Pandoc (John MacFarlane)

A swiss-army knife document converter. One of the formats it supports is ICML, the native Adobe InCopy format, which can be easily imported into InDesign. I’m thinking about outputting data from a database to a text file with simple formatting tags, perhaps markdown, and then using Pandoc to convert the formatting into ICML for import into InDesign. I’m not sure it will cover everything I need, but it’s an interesting method to test out simple layouts for the book.

TLex (TshwaneDJe)

As far as I can tell, this is the only fully featured Dictionary Writing System (DWS) that is available on the Mac.

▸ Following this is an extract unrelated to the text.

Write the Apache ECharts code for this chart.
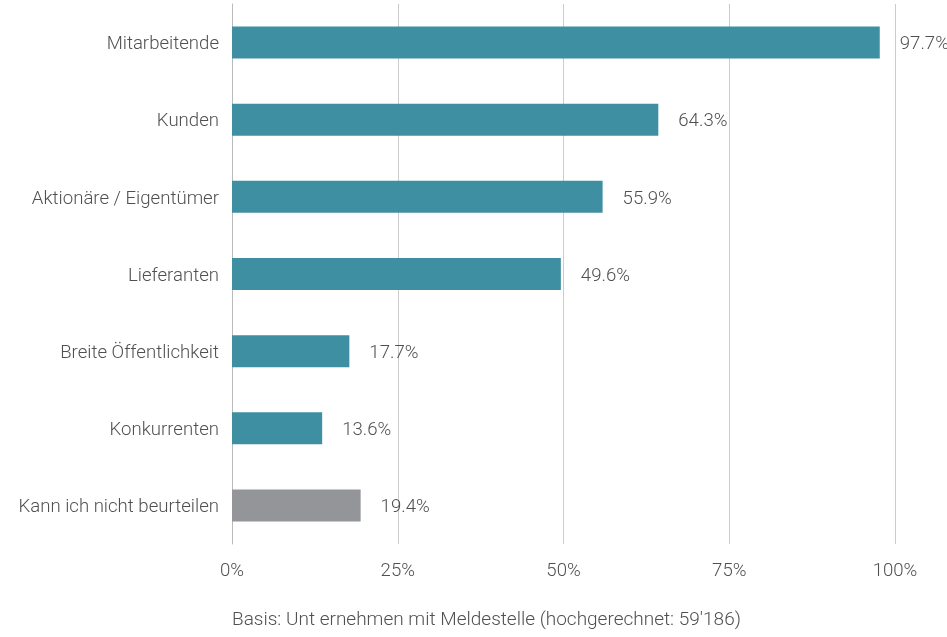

Includes tlCorpus module for building a corpus, and TLex module for compiling a dictionary. Can export to InDesign, although I’m not clear what other than text is exported (i.e. styles and internal links).

VueScan (Hamrick)

My go-to scanner app. Works with almost any scanner out there. Works connected via a cable, or wireless. Support is very good, with fast responses from the developer. A somewhat unique product that receives complaints because of how often they release updates. Includes OCR software based on the Google Tesseract OCR engine. Tesseract supports Hebrew, but that support has not yet been integrated into VueScan. I’ve asked the developers about that, and they’ve promised to look into it. Hopefully I will be able to update this page soon saying they’ve added support for Hebrew.